После прибытия в Лондон Талызина отвезли в дом Рассела. Увидев добродушного русского с очень умными, пронизывающими насквозь глазами, Девид Рассел, как ему показалось, сразу понял, отчего Наташа  полюбила этого художника. Мощь души чувствовалась во всем: в  высоком лбе и  крепких пальцах, и даже в форме черепа, которую лысина как бы приоткрывала для демонстрации гармонии.

Затем мужчины стали разглядывать привезенный из Москвы триптих. Девида Рассела пробил озноб от такой красоты. Он понял, что выставка станет событием года.

- Давайте договоримся, - предложил англичанин русскому, - если вы захотите продать эти картины, то вначале обратитесь ко мне.

- Ладно, - согласился Талызин. – Вы много для меня сделали, и я ваш должник.

Лорд Рассел промолчал.

- Хотя открытие выставки завтра, могу сегодня осмотреть её? – поинтересовался художник.

- Это нежелательно, - сказал лорд. – Хотим сделать сюрприз для вас. Не волнуйтесь, картины развешивали профессиональные дизайнеры. А для этого триптиха выбран особый зал полуовальной формы. Сейчас полотна заберут и повесят без нас, а нам предстоит встреча с принцем крови Эдуардом.    Он большой любитель живописи и сам рисует. Ваша прежняя манера письма в чем-то сходна с тематикой творений принца.     

Очарованный отношением к себе со стороны Рассела, Федор Михайлович готов был идти с ним куда угодно, а, тем более, в королевский дворец.

На следующий день в одиннадцать часов утра состоялось открытие выставки картин Талызина, принадлежащих галерее «Наташа». В первый день пускали только по специальным пригласительным билетам, поэтому была исключена толкотня, возникающая обычно из-за того, что некоторые люди появляются в начале подобных мероприятий, чтобы рассматривать не столько картины, сколько наблюдать за  знаменитыми   лицами.

Лорд Рассел и Талызин довольно быстро обошли четыре больших зала, в которых находились красочные полотна мифологического содержания. Художник давал короткие комментарии к своим персонажам, Девид Рассел весьма внимательно слушал.
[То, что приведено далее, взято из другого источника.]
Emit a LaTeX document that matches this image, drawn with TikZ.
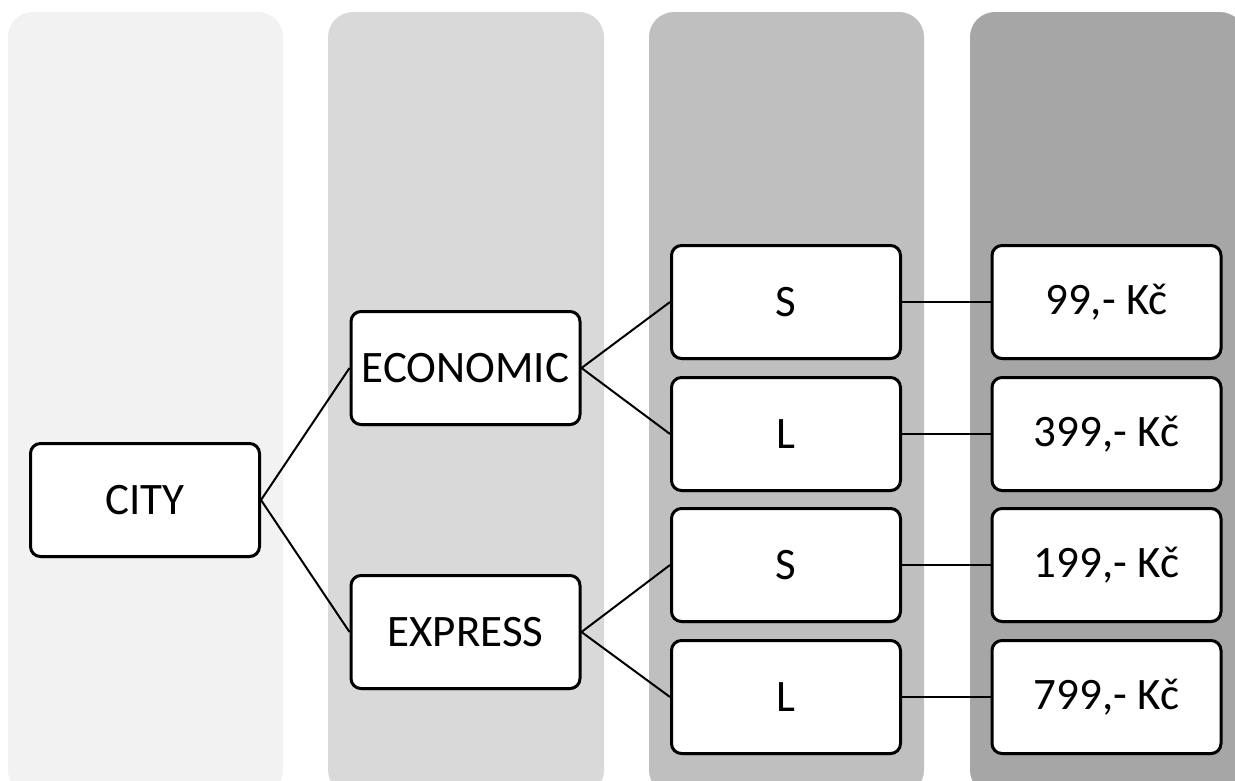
\documentclass[tikz,border=0pt]{standalone}
\usepackage{fontspec}
\setmainfont{Carlito}
\usetikzlibrary{shadows}
\definecolor{colA}{HTML}{F2F2F2}
\definecolor{colB}{HTML}{D9D9D9}
\definecolor{colC}{HTML}{BFBFBF}
\definecolor{colD}{HTML}{A6A6A6}
\tikzset{
  column/.style={rounded corners=25pt},
  box/.style={draw=black, line width=3pt, fill=white, rounded corners=10pt,
    minimum width=229pt, minimum height=113pt, inner sep=0pt,
    font=\fontsize{45}{52}\selectfont,
    drop shadow={shadow xshift=0.5pt, shadow yshift=-1.5pt, fill=black, opacity=0.5}},
  link/.style={draw=black, line width=2pt}
}
\begin{document}
\begin{tikzpicture}[x=1pt,y=-1pt]
\useasboundingbox (0,0) rectangle (1235,780);
\begin{scope}
\clip (0,0) rectangle (1235,780);
\fill[colA, column] (8,12) rectangle (283,795);
\fill[colB, column] (328,12) rectangle (604,795);
\fill[colC, column] (649,12) rectangle (924,795);
\fill[colD, column] (970,12) rectangle (1245,795);
\end{scope}
\node[box] (city) at (145,500) {CITY};
\node[box] (eco) at (465.5,368) {ECONOMIC};
\node[box] (exp) at (465.5,632) {EXPRESS};
\node[box] (s1) at (786,302) {S};
\node[box] (l1) at (786,434) {L};
\node[box] (s2) at (786,565) {S};
\node[box] (l2) at (786,697) {L};
\node[box] (p1) at (1106.5,302) {99,- Kč};
\node[box] (p2) at (1106.5,434) {399,- Kč};
\node[box] (p3) at (1106.5,565) {199,- Kč};
\node[box] (p4) at (1106.5,697) {799,- Kč};
\draw[link] (city.east) -- (eco.west);
\draw[link] (city.east) -- (exp.west);
\draw[link] (eco.east) -- (s1.west);
\draw[link] (eco.east) -- (l1.west);
\draw[link] (exp.east) -- (s2.west);
\draw[link] (exp.east) -- (l2.west);
\draw[link] (s1.east) -- (p1.west);
\draw[link] (l1.east) -- (p2.west);
\draw[link] (s2.east) -- (p3.west);
\draw[link] (l2.east) -- (p4.west);
\end{tikzpicture}
\end{document}
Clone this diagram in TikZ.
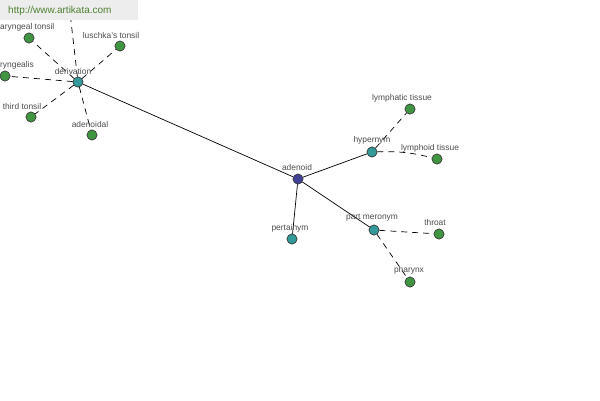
\documentclass[tikz,border=0pt]{standalone}
\usepackage{fontspec}
\setmainfont{Liberation Sans}
\definecolor{wmgreen}{HTML}{4E8030}
\begin{document}
\begin{tikzpicture}[x=1pt,y=-1pt,
  dot/.style={circle,draw=black!75,line width=0.6pt,minimum size=10pt,inner sep=0pt},
  rootdot/.style={dot,fill=blue!45!black!75!white},
  reldot/.style={dot,fill=teal!80!white},
  leafdot/.style={dot,fill=green!45!black!75!white},
  lbl/.style={font=\fontsize{8.4}{9}\selectfont,text=black!70,inner sep=0pt},
  solidedge/.style={draw=black,line width=0.7pt},
  dashedge/.style={draw=black,line width=0.7pt,dash pattern=on 6pt off 5pt}]
\useasboundingbox (0,0) rectangle (600,400);
\clip (0,0) rectangle (600,400);
\fill[white] (0,0) rectangle (600,400);
% nodes
\node[rootdot] (adenoid) at (298,179) {};
\node[reldot] (deriv) at (78,82) {};
\node[reldot] (hyper) at (372,152) {};
\node[reldot] (partm) at (374,230) {};
\node[reldot] (pert) at (292,239) {};
\node[leafdot] (lymphatic) at (410,109) {};
\node[leafdot] (lymphoid) at (437,159) {};
\node[leafdot] (throat) at (439,234) {};
\node[leafdot] (pharynx) at (410,282) {};
\node[leafdot] (phtonsil) at (29,38) {};
\node[leafdot] (luschka) at (120,46) {};
\node[leafdot] (phalis) at (5,76) {};
\node[leafdot] (third) at (31,117) {};
\node[leafdot] (adenoidal) at (92,135) {};
\coordinate (hidden) at (69,4);
% edges
\draw[solidedge] (adenoid) -- (deriv);
\draw[solidedge] (adenoid) -- (hyper);
\draw[solidedge] (adenoid) -- (partm);
\draw[solidedge] (adenoid) -- (pert);
\draw[dashedge] (hyper) -- (lymphatic);
\draw[dashedge] (hyper) to[bend left=8] (lymphoid);
\draw[dashedge] (partm) -- (throat);
\draw[dashedge] (partm) -- (pharynx);
\draw[dashedge] (deriv) -- (phtonsil);
\draw[dashedge] (deriv) -- (luschka);
\draw[dashedge] (deriv) -- (phalis);
\draw[dashedge] (deriv) -- (third);
\draw[dashedge] (deriv) -- (adenoidal);
\draw[dashedge] (deriv) -- (hidden);
% redraw nodes on top
\foreach \n in {adenoid} {\node[rootdot] at (\n) {};}
\foreach \n in {deriv,hyper,partm,pert} {\node[reldot] at (\n) {};}
\foreach \n in {lymphatic,lymphoid,throat,pharynx,phtonsil,luschka,phalis,third,adenoidal} {\node[leafdot] at (\n) {};}
% labels
\node[lbl] (l1) at (297,167) {adenoid};
\node[lbl] (l2) at (73,71) {derivation};
\node[lbl] (l3) at (372,140) {hypernym};
\node[lbl] (l4) at (372,218) {part meronym};
\node[lbl] (l5) at (290,228) {pertainym};
\node[lbl] (l6) at (402,98) {lymphatic tissue};
\node[lbl] (l7) at (430,148) {lymphoid tissue};
\node[lbl] (l8) at (435,222) {throat};
\node[lbl] (l9) at (409,270) {pharynx};
\node[lbl] (l10) at (90,124) {adenoidal};
\node[lbl] (l11) at (22,106) {third tonsil};
\node[lbl] (l12) at (111,35) {luschka's tonsil};
\node[lbl,anchor=west] (l13) at (0,27) {aryngeal tonsil};
\node[lbl,anchor=west] (l14) at (0,65) {ryngealis};
% watermark
\fill[black!7] (0,0) rectangle (138,20);
\node[font=\fontsize{10}{11}\selectfont,text=wmgreen,inner sep=0pt,anchor=west] (wm) at (8,11) {http://www.artikata.com};
\end{tikzpicture}
\end{document}
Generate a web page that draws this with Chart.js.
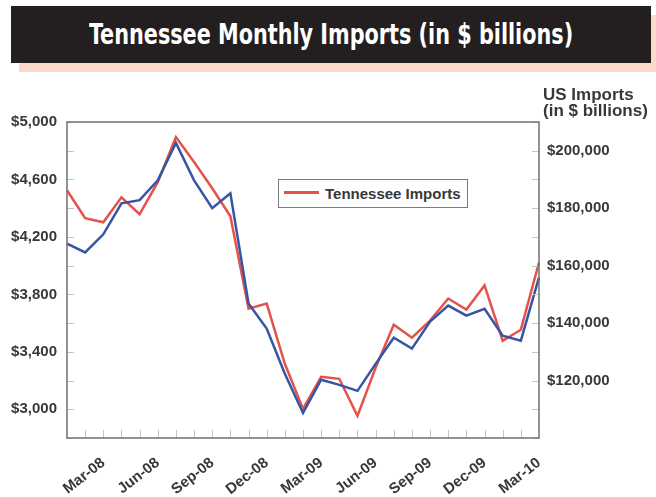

Затем они неожиданно для Талызина оказались в уютном зале, где были размещены три картины с общим названием «Наташа на природе». Талызин обомлел. Около центрального полотна «Наташа и море» стояла горячо любимая им Наташа в длинном приталенном красном платье с декольте в виде сердца. На её шее висела золотая цепочка, удерживающая круглую миниатюру с изображением лица Талызина.

Федор Михайлович с радостью понял только одно, то, что было для него важнее всего: Наташа его любит. Не обращая внимания на окружающих, он подошел к Наташе и задал вопрос всего лишь из одного слова: «Мир?!»

- Ты меня прощаешь? – в свою очередь спросила она. – Ведь я перед тобой очень виновата. Только не забудь русскую пословицу: в первой вине и бог прощает.

Талызин рассмеялся от счастья:

- Иисус Христос велел прощать «до семижды семидесяти раз». Кто я такой, чтобы  ослушаться?!

- Тогда поцелуй меня! – попросила Наташа.

Они обнялись на глазах у всех, а лорд Рассел сказал появившемуся принцу Эдуарду:

- Наверное, Шекспиру следовало в «Гамлете» вместо слов «Быть или не быть, вот в чем вопрос» написать «Любить или не любить – вот главная проблема!»

Эдуард пожал плечами, но не было ясно, то ли он согласился с мыслью Рассела, то ли посчитал, что указывать великому Шекспиру что-либо совершенно неуместно.